Tranquil Ba Be National Park is linked with the three Ba Be Lakes at its heart, rimmed by jagged karst peaks and thickly forested slopes.
Most visitors come here to take peaceful boat trips or kayak on the lake and explore the caves full of stalactites and stalagmites in the vicinity. There's also excellent hiking and trekking in the hills here between ethnic places. This is one of the most peaceful spots in Vietnam, and travelers who spend the night here sleep in traditional stilt-house homestay accommodation along the lakeshore, allowing an experience of simple rural life.

What to Wear in Vietnam?

In Vietnam, you can wear what makes you feel comfortable. Vietnamese people are fine with Western clothes, especially in Ho Chi Minh city. The North is a bit more traditional.
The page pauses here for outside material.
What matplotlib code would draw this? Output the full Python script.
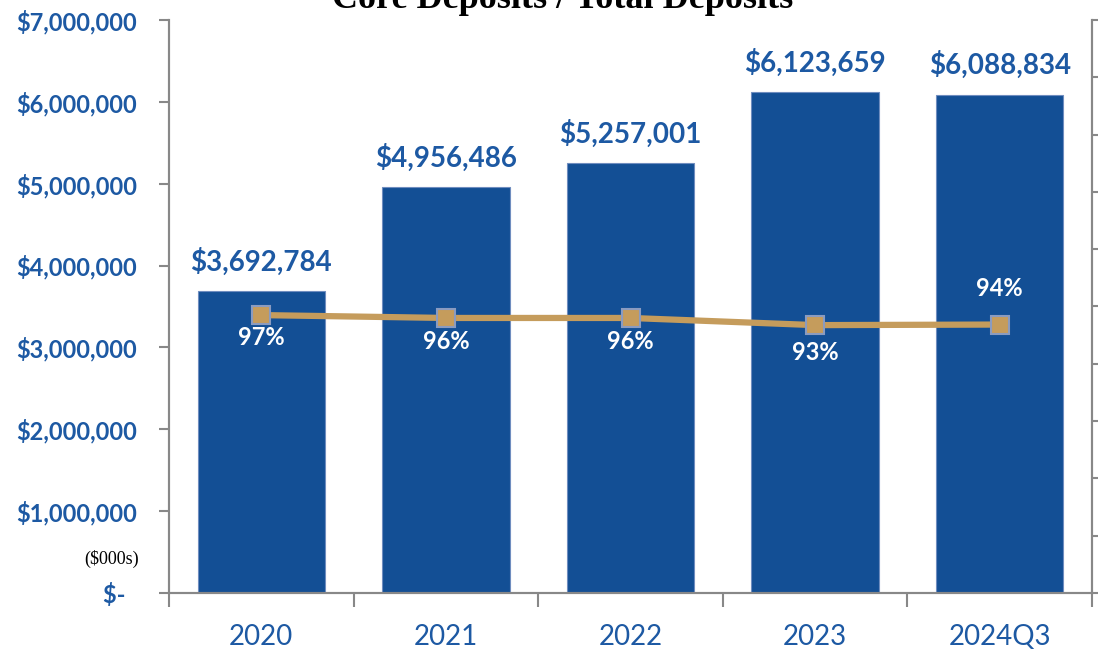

Don't forget to snag a travel jacket! You never know when you might encounter a chill or a surprise rain shower in some areas. It's the perfect way to stay cozy and prepared for whatever the weather throws your way.


  1. How many days do I need in Vietnam?

2 week itinerary in Vietnam is a great way to explore many of the country's highlights, but the number of days you need can vary depending on your interests and the specific places you want to visit. To visit all the popular places you may need about 18-22 days, but you can adjust the number of days you spend in each place based on your interests and preferences.
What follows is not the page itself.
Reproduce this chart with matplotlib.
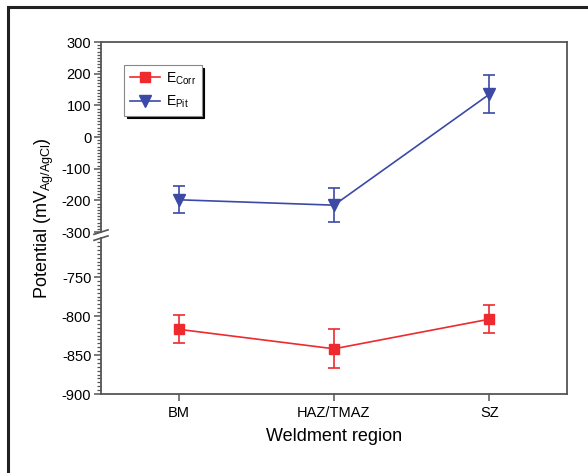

  1. What is the best month to visit Vietnam?

For a favorable experience, consider heading to Vietnam between November and April, which is the dry season. This timeframe generally provides pleasant weather, making it suitable for exploring various parts of the country. Remember, though, that Vietnam's climate can differ depending on the region, so tailor your visit to the specific places you aim to explore.

  1. What is the daily budget for Vietnam Travel?

Budget: $20 - $40/day for hostels, street food, and public transportation.
Mid-Range: $40 - $100/day for mid-range hotels, a mix of dining, and tours.
Luxury: $100+ per day for luxury accommodations, dining, and upscale activities. Prices differ by region and choice.

  1. What are the visa requirements for visiting Vietnam?

You must have a valid passport and a visa (or pre-approval for a visa on arrival) to enter Vietnam. You can apply online for an eVisa for tourism or business purposes. Tourist and Business Visas: Longer stays or multiple entries require embassy applications. Check official sources for current rules.